Start of Given material

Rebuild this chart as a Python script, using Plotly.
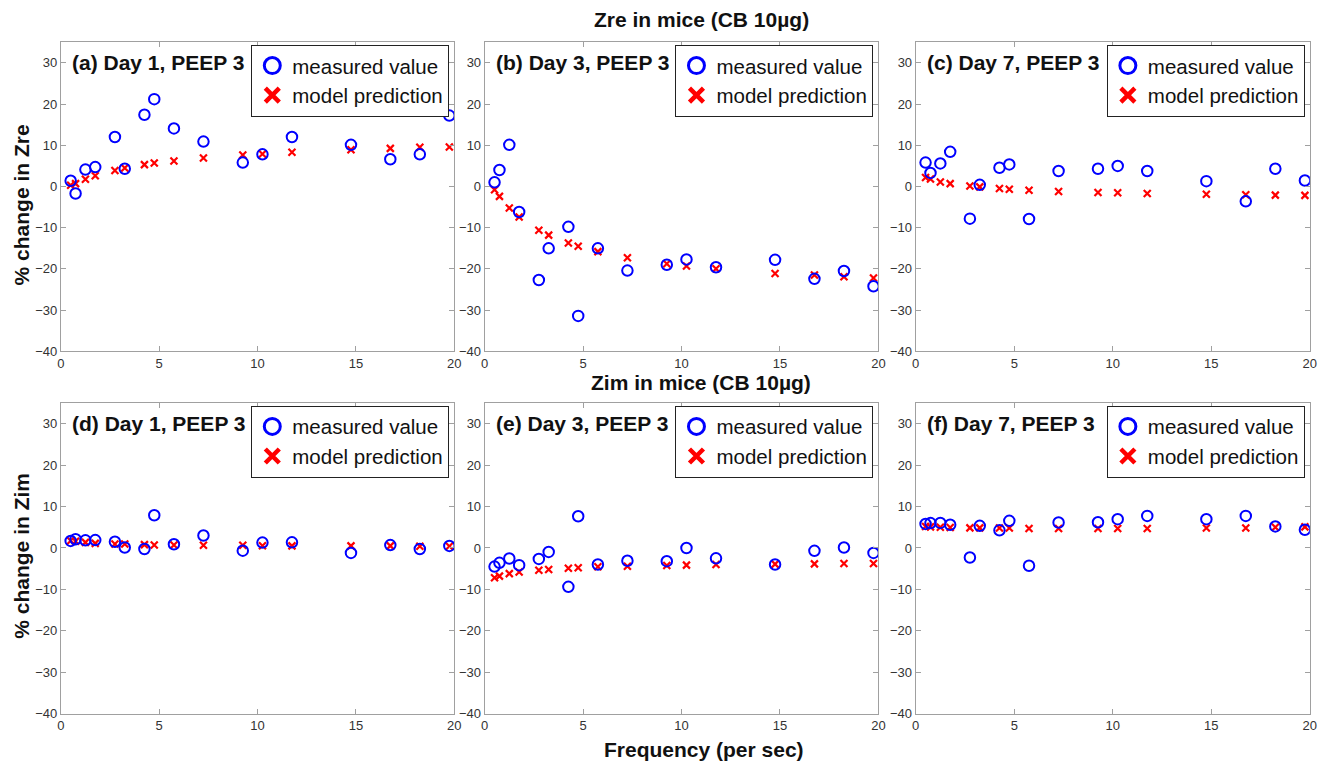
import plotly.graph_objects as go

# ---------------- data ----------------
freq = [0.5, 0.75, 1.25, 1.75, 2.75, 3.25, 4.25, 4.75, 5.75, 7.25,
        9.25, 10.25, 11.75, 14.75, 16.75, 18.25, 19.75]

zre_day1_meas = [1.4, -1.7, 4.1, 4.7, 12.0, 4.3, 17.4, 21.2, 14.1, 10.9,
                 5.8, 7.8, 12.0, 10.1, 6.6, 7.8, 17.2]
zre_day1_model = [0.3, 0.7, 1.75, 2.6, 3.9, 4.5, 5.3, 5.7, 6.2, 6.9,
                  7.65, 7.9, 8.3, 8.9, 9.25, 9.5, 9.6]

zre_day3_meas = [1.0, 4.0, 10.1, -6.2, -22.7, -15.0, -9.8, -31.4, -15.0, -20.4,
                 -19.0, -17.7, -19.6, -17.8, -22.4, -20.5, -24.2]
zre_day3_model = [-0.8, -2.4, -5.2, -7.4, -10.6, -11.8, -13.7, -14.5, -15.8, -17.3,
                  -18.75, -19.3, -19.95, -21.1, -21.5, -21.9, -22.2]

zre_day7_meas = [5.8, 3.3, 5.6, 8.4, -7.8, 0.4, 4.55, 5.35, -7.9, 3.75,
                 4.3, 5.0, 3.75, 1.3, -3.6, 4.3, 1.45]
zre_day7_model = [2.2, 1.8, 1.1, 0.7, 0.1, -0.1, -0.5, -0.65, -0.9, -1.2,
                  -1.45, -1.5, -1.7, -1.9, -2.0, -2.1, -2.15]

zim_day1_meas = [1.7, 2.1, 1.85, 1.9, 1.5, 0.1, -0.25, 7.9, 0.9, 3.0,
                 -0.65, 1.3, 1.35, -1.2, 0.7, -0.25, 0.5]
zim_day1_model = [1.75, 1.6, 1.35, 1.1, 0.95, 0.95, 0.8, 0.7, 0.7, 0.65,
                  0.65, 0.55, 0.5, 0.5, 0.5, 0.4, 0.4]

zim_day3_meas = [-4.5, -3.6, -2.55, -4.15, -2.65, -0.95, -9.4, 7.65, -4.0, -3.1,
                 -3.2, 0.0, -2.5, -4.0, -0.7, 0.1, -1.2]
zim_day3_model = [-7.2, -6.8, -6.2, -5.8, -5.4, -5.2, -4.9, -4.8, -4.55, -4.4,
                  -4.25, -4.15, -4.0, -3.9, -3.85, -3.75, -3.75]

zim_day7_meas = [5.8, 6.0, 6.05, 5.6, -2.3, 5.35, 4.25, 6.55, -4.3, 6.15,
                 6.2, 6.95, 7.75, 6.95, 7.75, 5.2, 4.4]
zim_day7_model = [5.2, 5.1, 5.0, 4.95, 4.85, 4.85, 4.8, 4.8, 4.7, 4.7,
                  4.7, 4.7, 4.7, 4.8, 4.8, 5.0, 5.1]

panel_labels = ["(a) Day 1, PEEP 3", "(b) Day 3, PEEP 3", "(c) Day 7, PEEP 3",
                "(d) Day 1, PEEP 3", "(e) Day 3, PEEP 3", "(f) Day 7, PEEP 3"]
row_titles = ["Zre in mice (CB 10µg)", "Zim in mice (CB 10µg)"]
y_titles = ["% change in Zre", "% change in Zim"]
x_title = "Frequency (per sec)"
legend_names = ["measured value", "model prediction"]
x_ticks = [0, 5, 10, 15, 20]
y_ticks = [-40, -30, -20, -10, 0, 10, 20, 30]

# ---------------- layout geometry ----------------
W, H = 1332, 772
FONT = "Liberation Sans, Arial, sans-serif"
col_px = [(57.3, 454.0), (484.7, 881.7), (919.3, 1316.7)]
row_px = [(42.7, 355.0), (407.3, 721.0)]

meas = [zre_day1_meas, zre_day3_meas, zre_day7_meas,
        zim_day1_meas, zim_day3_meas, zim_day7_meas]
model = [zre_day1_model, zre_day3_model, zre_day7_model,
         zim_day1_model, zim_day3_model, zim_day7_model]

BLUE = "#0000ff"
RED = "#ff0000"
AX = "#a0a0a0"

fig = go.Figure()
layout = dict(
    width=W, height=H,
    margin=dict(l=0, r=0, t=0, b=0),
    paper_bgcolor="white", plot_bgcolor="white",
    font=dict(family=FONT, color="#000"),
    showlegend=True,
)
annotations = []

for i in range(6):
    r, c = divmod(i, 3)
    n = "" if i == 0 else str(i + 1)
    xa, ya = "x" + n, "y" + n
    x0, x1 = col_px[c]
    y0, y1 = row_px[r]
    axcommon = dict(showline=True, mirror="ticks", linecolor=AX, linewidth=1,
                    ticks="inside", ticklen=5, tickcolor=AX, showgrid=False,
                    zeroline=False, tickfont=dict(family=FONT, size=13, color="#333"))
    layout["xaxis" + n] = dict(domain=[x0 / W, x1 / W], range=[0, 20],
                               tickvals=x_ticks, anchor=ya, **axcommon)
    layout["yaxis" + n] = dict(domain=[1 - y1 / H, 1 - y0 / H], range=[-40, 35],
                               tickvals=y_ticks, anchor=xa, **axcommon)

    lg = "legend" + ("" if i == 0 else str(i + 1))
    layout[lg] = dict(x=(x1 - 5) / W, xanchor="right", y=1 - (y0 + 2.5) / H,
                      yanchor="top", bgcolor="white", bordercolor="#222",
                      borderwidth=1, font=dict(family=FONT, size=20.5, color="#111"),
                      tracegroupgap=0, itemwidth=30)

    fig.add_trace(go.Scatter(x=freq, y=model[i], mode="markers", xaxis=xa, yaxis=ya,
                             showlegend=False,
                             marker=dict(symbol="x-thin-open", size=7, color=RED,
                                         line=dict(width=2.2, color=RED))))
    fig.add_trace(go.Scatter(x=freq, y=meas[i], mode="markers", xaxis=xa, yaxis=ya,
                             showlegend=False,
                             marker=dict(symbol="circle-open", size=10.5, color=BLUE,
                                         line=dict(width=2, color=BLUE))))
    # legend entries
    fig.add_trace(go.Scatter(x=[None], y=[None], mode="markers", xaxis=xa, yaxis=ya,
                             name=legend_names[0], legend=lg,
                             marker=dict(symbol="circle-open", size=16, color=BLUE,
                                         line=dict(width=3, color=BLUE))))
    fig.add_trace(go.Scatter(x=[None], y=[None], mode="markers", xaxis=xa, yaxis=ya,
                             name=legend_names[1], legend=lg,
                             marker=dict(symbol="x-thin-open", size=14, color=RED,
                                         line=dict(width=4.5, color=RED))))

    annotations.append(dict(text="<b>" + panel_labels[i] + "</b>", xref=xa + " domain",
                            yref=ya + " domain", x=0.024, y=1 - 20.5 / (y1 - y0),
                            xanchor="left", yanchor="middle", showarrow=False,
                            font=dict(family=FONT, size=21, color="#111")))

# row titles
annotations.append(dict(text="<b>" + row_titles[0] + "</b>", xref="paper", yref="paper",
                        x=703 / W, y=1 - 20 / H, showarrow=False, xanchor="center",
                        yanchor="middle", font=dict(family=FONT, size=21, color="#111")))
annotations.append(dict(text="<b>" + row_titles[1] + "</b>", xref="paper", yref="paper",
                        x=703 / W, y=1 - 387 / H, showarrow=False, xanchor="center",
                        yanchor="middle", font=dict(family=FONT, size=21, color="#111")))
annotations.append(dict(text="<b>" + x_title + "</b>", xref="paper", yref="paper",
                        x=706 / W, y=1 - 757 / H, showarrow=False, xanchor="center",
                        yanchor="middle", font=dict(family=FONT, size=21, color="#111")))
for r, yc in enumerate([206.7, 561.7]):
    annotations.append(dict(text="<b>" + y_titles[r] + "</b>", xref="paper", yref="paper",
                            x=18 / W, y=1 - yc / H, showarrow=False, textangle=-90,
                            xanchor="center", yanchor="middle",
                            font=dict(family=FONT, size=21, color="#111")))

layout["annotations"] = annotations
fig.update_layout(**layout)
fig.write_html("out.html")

End of Given material

Set task
Without the pictures, return the listing above from its first line through the line that has "-18.75, -19.3, -19.95, -21.1, -21.5, -21.9, -22.2]".

Result of this task
Rebuild this chart as a Python script, using Plotly.
import plotly.graph_objects as go

# ---------------- data ----------------
freq = [0.5, 0.75, 1.25, 1.75, 2.75, 3.25, 4.25, 4.75, 5.75, 7.25,
        9.25, 10.25, 11.75, 14.75, 16.75, 18.25, 19.75]

zre_day1_meas = [1.4, -1.7, 4.1, 4.7, 12.0, 4.3, 17.4, 21.2, 14.1, 10.9,
                 5.8, 7.8, 12.0, 10.1, 6.6, 7.8, 17.2]
zre_day1_model = [0.3, 0.7, 1.75, 2.6, 3.9, 4.5, 5.3, 5.7, 6.2, 6.9,
                  7.65, 7.9, 8.3, 8.9, 9.25, 9.5, 9.6]

zre_day3_meas = [1.0, 4.0, 10.1, -6.2, -22.7, -15.0, -9.8, -31.4, -15.0, -20.4,
                 -19.0, -17.7, -19.6, -17.8, -22.4, -20.5, -24.2]
zre_day3_model = [-0.8, -2.4, -5.2, -7.4, -10.6, -11.8, -13.7, -14.5, -15.8, -17.3,
                  -18.75, -19.3, -19.95, -21.1, -21.5, -21.9, -22.2]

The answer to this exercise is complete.